A Isabel se le cumplió el tiempo del
parto y dio a luz un hijo. Se enteraron sus vecinos y parientes de que el Señor
le había hecho una gran misericordia, y la felicitaban. A los ocho días fueron
a circuncidar al niño, y lo llamaban Zacarías, como a su padre. La madre
intervino diciendo: «¡No! Se va a llamar Juan». Le replicaron: «Ninguno de tus
parientes se llama así». Entonces preguntaban por señas al padre cómo quería
que se llamase.
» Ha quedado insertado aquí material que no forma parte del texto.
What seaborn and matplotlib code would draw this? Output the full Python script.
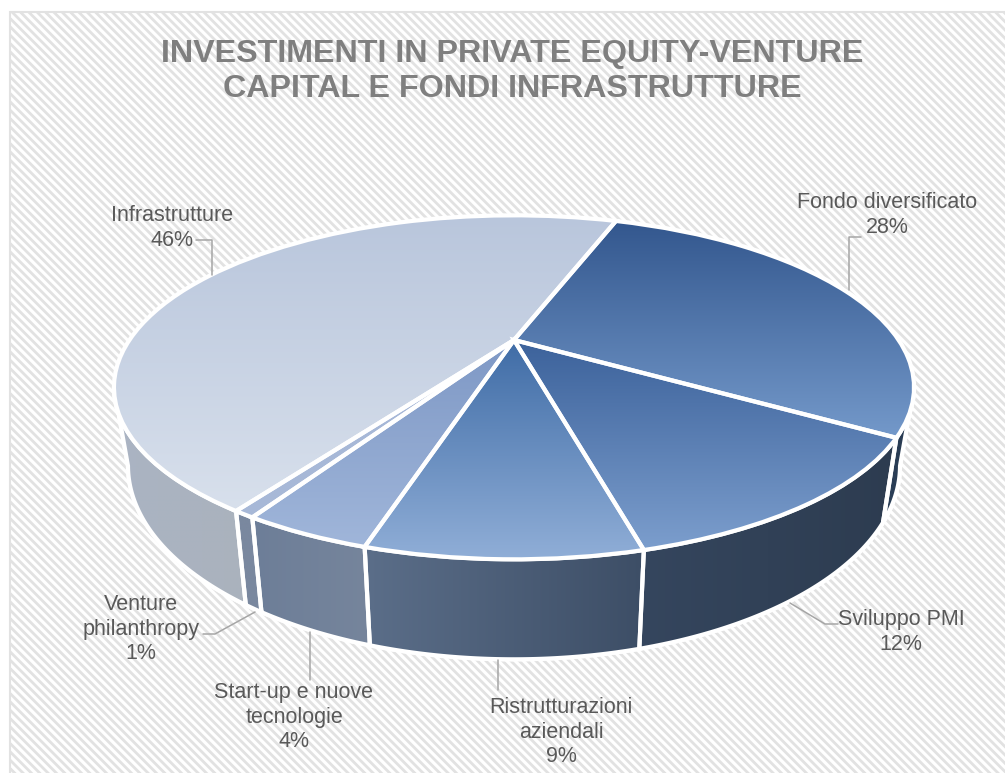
import numpy as np
import matplotlib
matplotlib.use("Agg")
import matplotlib.pyplot as plt
from matplotlib.patches import Rectangle, Polygon
from matplotlib.transforms import Transform
import seaborn as sns

sns.set_theme(style="white")
plt.rcParams['font.family'] = ['Liberation Sans', 'DejaVu Sans']
plt.rcParams['hatch.linewidth'] = 2.0

title_lines = ["INVESTIMENTI IN PRIVATE EQUITY-VENTURE", "CAPITAL E FONDI INFRASTRUTTURE"]
categories = ["Fondo diversificato", "Sviluppo PMI", "Ristrutturazioni aziendali",
              "Start-up e nuove tecnologie", "Venture philanthropy", "Infrastrutture"]
values = [28.4, 12.2, 8.6, 4.1, 0.7, 46.0]
start_angle = 70.5

# top colours (dark, light), wall colours (left, right)
top_colors = [("#33578e", "#7499ca"), ("#3c629b", "#7c9ecd"), ("#3f6ca6", "#90aed7"),
              ("#7e98c5", "#a0b6da"), ("#a6b7d7", "#a8b9d8"), ("#b9c6dc", "#d8e0ec")]
wall_colors = [("#2c4059", "#27394f"), ("#35465e", "#2d3c50"), ("#5b6e89", "#3d4e66"),
               ("#6d7e98", "#76859c"), ("#7a889f", "#7a889f"), ("#aab4c3", "#aab2bd")]

# label text, centre of the block, leader line (all in picture pixels)
label_text = ["Fondo diversificato\n28%", "Sviluppo PMI\n12%", "Ristrutturazioni\naziendali\n9%",
              "Start-up e nuove\ntecnologie\n4%", "Venture\nphilanthropy\n1%", "Infrastrutture\n46%"]
label_pos = [(887, 215), (901, 632), (561, 732), (294, 717), (141, 629), (172, 228)]
leaders = [[(849, 290), (849, 237), (861, 237)],
           [(790, 603), (825, 624), (838, 624)],
           [(498, 660), (498, 690)],
           [(310, 632), (310, 680)],
           [(255, 612), (215, 634), (203, 634)],
           [(212, 275), (212, 240), (196, 240)]]

CX, CY = 514, 340
A, B, K = 384.6, 159, 0.275   # plane perspective
WALL = 72.5                   # wall height
SHRINK = 0.035


class Persp(Transform):
    input_dims = output_dims = 2

    def __init__(self, level=0.0):
        super().__init__()
        self.level = level

    def transform_non_affine(self, values):
        uv = np.asarray(values, dtype=float)
        w = 1 + K * uv[:, 1]
        x = CX + A * uv[:, 0] / w * (1 - SHRINK * self.level)
        y = CY - (B * uv[:, 1] - WALL * self.level) / w
        return np.column_stack([x, y])


def gradient(ax, clip, x0, x1, y0, y1, c0, c1, horizontal=False):
    cmap = sns.blend_palette([c0, c1], as_cmap=True)
    g = np.linspace(0, 1, 256)
    g = g[None, :] if horizontal else g[:, None]
    im = ax.imshow(g, cmap=cmap, vmin=0, vmax=1, aspect='auto', extent=(x0, x1, y1, y0),
                   origin='upper', interpolation='bilinear', zorder=3)
    im.set_clip_path(clip)
    return im


fig = plt.figure(figsize=(10.05, 7.73), dpi=100, facecolor='white')
ax = fig.add_axes([0, 0, 1, 1])

ax.add_patch(Rectangle((10, 12), 1000, 770, facecolor='white', edgecolor='#e2e2e2',
                       hatch='\\\\\\\\', linewidth=1.5, zorder=0))

# pie gives the slice angles, the perspective transform puts them on the page
wedges, _ = ax.pie(values, startangle=start_angle, counterclock=False, radius=1,
                   colors=[c[0] for c in top_colors], frame=False)
outlines, _ = ax.pie(values, startangle=start_angle, counterclock=False, radius=1,
                     colors=['none'] * len(values), frame=False,
                     wedgeprops=dict(edgecolor='white', linewidth=3.0))

plane = Persp(0) + ax.transData
vis0, vis1 = 196.0, 344.0
for i, (wedge, outline) in enumerate(zip(wedges, outlines)):
    wedge.set_transform(plane)
    wedge.set_zorder(2)
    outline.set_transform(plane)
    outline.set_zorder(6)

    # wall below the slice
    t1 = wedge.theta1 % 360
    t2 = t1 + (wedge.theta2 - wedge.theta1)
    a0, a1 = max(t1, vis0), min(t2, vis1)
    if a1 > a0:
        th = np.radians(np.linspace(a0, a1, 80))
        arc = np.column_stack([np.cos(th), np.sin(th)])
        top = Persp(0).transform_non_affine(arc)
        bot = Persp(1).transform_non_affine(arc)
        verts = np.vstack([top, bot[::-1]])
        wall = Polygon(verts, closed=True, facecolor=wall_colors[i][0], edgecolor='white',
                       linewidth=3.0, zorder=2)
        ax.add_patch(wall)
        im = gradient(ax, wall, verts[:, 0].min(), verts[:, 0].max(), verts[:, 1].min(),
                      verts[:, 1].max(), wall_colors[i][0], wall_colors[i][1], horizontal=True)
        edge = Polygon(verts, closed=True, facecolor='none', edgecolor='white',
                       linewidth=3.0, zorder=4)
        ax.add_patch(edge)

    # gradient over the slice top
    th = np.radians(np.linspace(wedge.theta1, wedge.theta2, 80))
    pts = np.vstack([[0, 0], np.column_stack([np.cos(th), np.sin(th)])])
    box = Persp(0).transform_non_affine(pts)
    gradient(ax, wedge, box[:, 0].min(), box[:, 0].max(), box[:, 1].min(), box[:, 1].max(),
             top_colors[i][0], top_colors[i][1]).set_zorder(5)

for text, pos, line in zip(label_text, label_pos, leaders):
    ax.text(pos[0], pos[1], text, ha='center', va='center', fontsize=15.5, color='#595959',
            linespacing=1.24, zorder=8)
    ax.plot(*zip(*line), color='#a6a6a6', linewidth=1.1, zorder=7)

ax.text(512, 54, title_lines[0], ha='center', va='center', fontsize=23.2, fontweight='bold',
        color='#7f7f7f', zorder=8)
ax.text(512, 89, title_lines[1], ha='center', va='center', fontsize=23.2, fontweight='bold',
        color='#7f7f7f', zorder=8)

ax.set_aspect('auto')
ax.set_xlim(0, 1005)
ax.set_ylim(773, 0)
ax.axis('off')
fig.savefig("out.png", dpi=100)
Él pidió una tablilla y escribió: «Juan es su nombre». Todos se
quedaron extrañados. Inmediatamente se le soltó la boca y la lengua, y empezó a
hablar bendiciendo a Dios. Los vecinos quedaron sobrecogidos, y corrió la
noticia por toda la montaña de Judea. Y todos los que lo oían reflexionaban
diciendo: «¿Qué va a ser este niño?». Porque la mano del Señor estaba con él. El
niño iba creciendo, y su carácter se afianzaba; vivió en el desierto hasta que
se presentó a Israel.
SEÑOR, tú definiste a tu pariente y precursor Juan como el más grande nacido de mujer. Tan grande, que la Iglesia solo celebra la fiesta de tu nacimiento, el de tu Madre y el de Juan. Y tu Madre, contigo en su vientre, estuvo cerca de Juan antes de su nacimiento. Qué estupendo inicio de su vida, para el que saltó de gozo en el vientre de su madre al acercarse la tuya contigo en el suyo. Hoy miro con asombro la gran figura de Juan, un magnífico ejemplo para mí: tan fiel a su misión, a la Verdad, a ti, hasta dar por ti su vida, decapitado en la cárcel.